_TASK DETAILS_
The material below includes pictures; leave them out and return only the lines between the line containing "Write the Apache ECharts code for this chart." and the line containing "const yTicks = [0, 100000, 200000, 300000, 400000, 500000];", inclusive, word for word.

_MATERIAL PROVIDED_
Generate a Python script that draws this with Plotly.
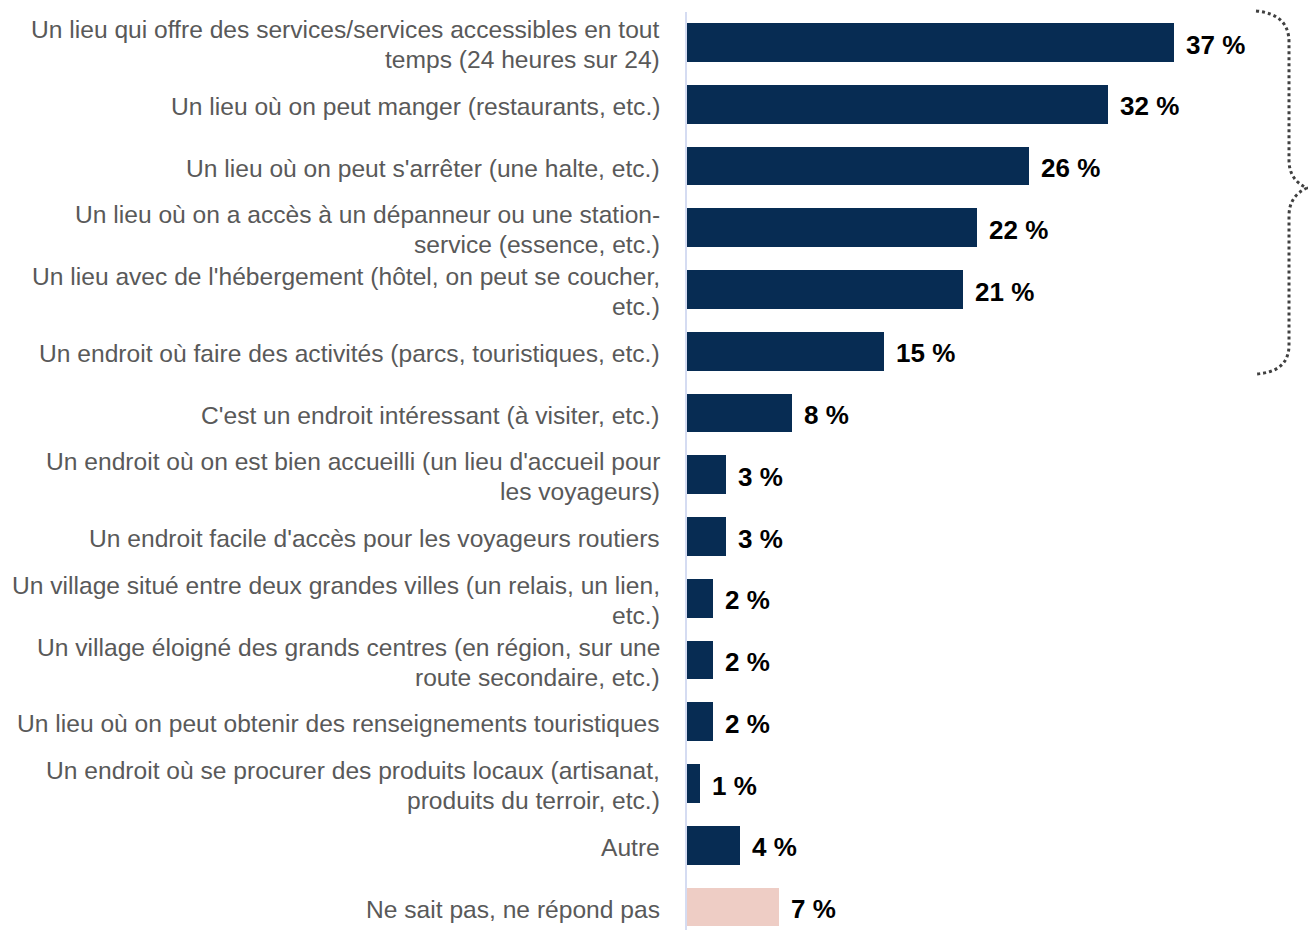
---
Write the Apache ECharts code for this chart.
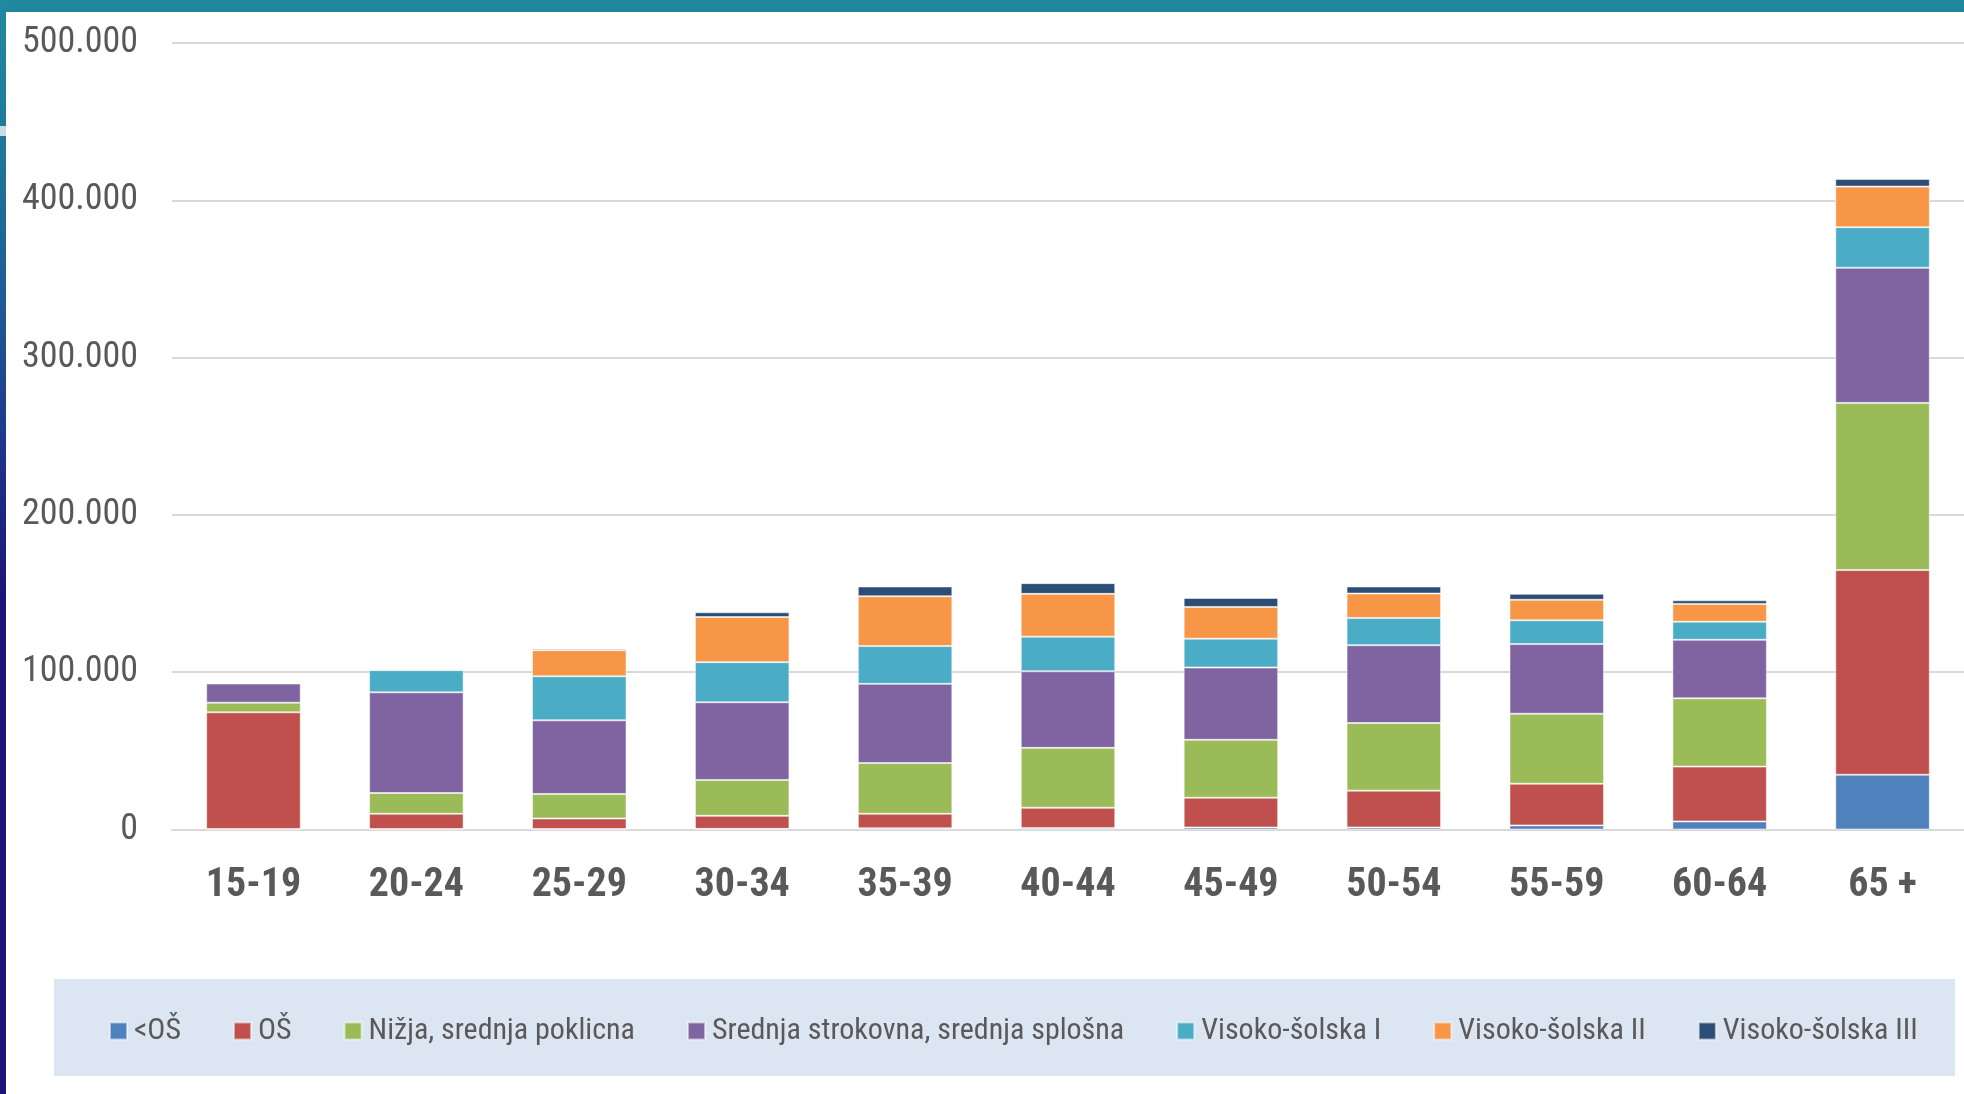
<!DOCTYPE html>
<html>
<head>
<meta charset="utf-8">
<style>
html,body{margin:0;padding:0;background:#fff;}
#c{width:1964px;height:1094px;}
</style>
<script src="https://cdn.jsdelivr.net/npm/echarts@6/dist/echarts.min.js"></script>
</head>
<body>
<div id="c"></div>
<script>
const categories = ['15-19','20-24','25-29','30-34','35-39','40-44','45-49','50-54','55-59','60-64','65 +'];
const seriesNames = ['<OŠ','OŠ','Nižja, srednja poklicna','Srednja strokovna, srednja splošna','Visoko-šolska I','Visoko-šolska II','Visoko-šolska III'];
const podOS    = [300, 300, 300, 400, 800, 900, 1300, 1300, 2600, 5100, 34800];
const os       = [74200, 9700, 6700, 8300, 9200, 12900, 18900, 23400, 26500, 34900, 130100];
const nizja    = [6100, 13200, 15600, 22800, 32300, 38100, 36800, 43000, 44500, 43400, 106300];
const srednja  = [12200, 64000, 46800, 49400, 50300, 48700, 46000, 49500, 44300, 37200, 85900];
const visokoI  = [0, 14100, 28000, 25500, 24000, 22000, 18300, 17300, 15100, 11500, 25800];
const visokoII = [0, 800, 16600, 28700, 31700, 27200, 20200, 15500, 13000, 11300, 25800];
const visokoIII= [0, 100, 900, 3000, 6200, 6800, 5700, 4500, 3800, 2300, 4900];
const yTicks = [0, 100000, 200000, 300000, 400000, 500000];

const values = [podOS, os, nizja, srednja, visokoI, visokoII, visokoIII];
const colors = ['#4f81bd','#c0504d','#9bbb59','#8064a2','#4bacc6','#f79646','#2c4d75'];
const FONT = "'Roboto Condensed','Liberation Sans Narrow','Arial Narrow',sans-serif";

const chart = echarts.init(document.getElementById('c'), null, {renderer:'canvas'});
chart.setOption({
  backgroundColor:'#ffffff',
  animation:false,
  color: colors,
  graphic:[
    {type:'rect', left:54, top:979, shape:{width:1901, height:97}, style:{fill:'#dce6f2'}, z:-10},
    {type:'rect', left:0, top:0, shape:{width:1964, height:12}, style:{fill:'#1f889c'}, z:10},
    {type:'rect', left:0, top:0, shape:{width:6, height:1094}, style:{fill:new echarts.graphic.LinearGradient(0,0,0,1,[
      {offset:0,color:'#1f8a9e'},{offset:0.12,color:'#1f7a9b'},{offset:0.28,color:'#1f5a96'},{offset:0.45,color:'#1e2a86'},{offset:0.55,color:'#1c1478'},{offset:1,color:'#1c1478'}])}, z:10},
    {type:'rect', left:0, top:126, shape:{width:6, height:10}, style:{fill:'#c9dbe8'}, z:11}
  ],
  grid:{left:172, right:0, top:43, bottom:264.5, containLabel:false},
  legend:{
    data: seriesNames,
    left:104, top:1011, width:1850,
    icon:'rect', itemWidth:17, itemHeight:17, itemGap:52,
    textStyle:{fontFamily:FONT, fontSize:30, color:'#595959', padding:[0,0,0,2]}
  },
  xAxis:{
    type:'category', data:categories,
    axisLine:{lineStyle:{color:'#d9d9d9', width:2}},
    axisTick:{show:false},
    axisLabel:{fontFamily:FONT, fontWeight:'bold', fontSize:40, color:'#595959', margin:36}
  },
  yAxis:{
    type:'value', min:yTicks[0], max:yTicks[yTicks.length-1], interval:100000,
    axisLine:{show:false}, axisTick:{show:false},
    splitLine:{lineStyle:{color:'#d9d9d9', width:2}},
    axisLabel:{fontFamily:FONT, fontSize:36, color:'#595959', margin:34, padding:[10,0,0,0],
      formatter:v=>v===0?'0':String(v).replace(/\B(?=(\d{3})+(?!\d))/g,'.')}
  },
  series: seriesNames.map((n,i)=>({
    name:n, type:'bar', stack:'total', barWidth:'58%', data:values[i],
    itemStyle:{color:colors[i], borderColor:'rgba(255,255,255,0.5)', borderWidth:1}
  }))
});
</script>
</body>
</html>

_RESULT OF THIS EXERCISE_
Write the Apache ECharts code for this chart.
<!DOCTYPE html>
<html>
<head>
<meta charset="utf-8">
<style>
html,body{margin:0;padding:0;background:#fff;}
#c{width:1964px;height:1094px;}
</style>
<script src="https://cdn.jsdelivr.net/npm/echarts@6/dist/echarts.min.js"></script>
</head>
<body>
<div id="c"></div>
<script>
const categories = ['15-19','20-24','25-29','30-34','35-39','40-44','45-49','50-54','55-59','60-64','65 +'];
const seriesNames = ['<OŠ','OŠ','Nižja, srednja poklicna','Srednja strokovna, srednja splošna','Visoko-šolska I','Visoko-šolska II','Visoko-šolska III'];
const podOS    = [300, 300, 300, 400, 800, 900, 1300, 1300, 2600, 5100, 34800];
const os       = [74200, 9700, 6700, 8300, 9200, 12900, 18900, 23400, 26500, 34900, 130100];
const nizja    = [6100, 13200, 15600, 22800, 32300, 38100, 36800, 43000, 44500, 43400, 106300];
const srednja  = [12200, 64000, 46800, 49400, 50300, 48700, 46000, 49500, 44300, 37200, 85900];
const visokoI  = [0, 14100, 28000, 25500, 24000, 22000, 18300, 17300, 15100, 11500, 25800];
const visokoII = [0, 800, 16600, 28700, 31700, 27200, 20200, 15500, 13000, 11300, 25800];
const visokoIII= [0, 100, 900, 3000, 6200, 6800, 5700, 4500, 3800, 2300, 4900];
const yTicks = [0, 100000, 200000, 300000, 400000, 500000];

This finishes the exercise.